Márcia Rollemberg lembra o processo de Autorreforma em curso no PSB, que tem como uma de suas defesas, a necessidade de recuperar a capacidade do Estado.
“O maior problema que vivemos e atinge milhões de pessoas é a desigualdade social e econômica. A economia tem que estar a serviço das pessoas”, ressalta.
Mudanças estruturais e falência do discurso neoliberal
Apesar da difícil realidade vivida pela população do país, Eduardo Moreira mantém a esperança de que é possível mudar.
“Eu realmente acredito que se a gente acertar a direção, em menos de uma geração, a gente muda estruturalmente o nosso país. A gente precisa ter coragem de propor mudanças estruturais. Um país que tem dentro dele 80 milhões de pessoas no pódio dos países mais pobres do mundo – se a gente transformasse isso num país – não pode se satisfazer com mudanças cosméticas, pequenas.”

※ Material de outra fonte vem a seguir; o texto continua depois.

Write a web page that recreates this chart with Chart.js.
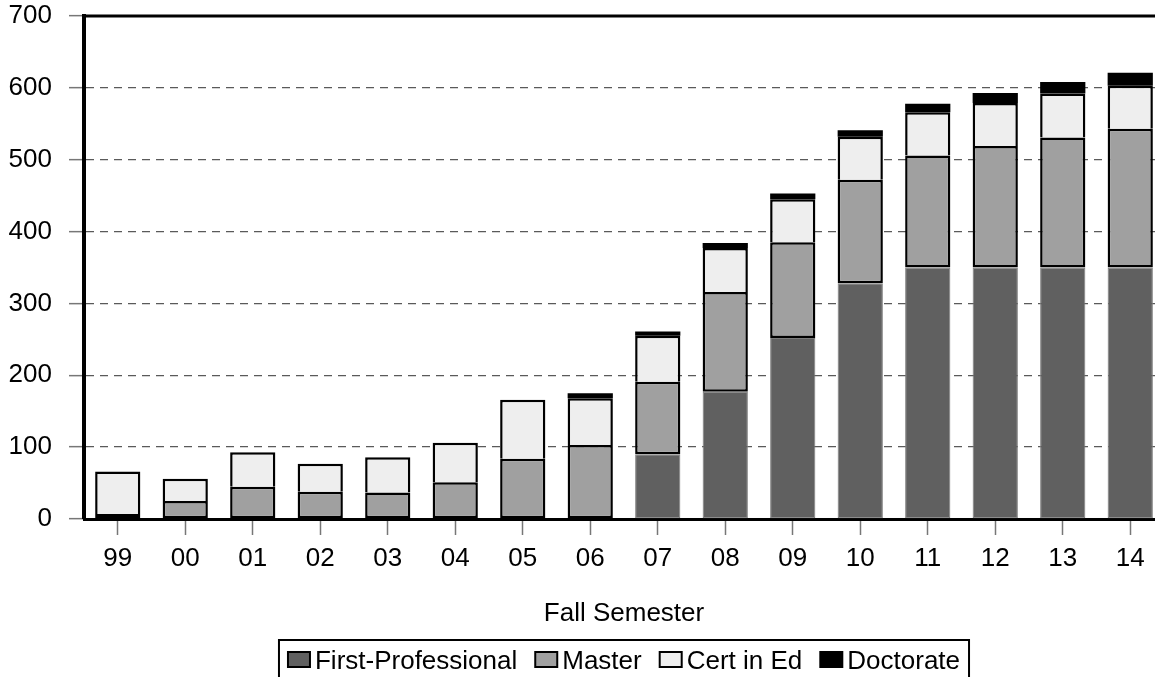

O que para ele reforça a importância de não perdermos a capacidade de diálogo.
“Discordo dessa opinião tão pregada pelo neoliberalismo que a gente tem que lutar pelas liberdades individuais. Tudo é individual. Chega, não deu certo. Papa Francisco nos disse no começo dessa crise ‘ou nos salvamos juntos ou não há salvação’”, conclui o economista.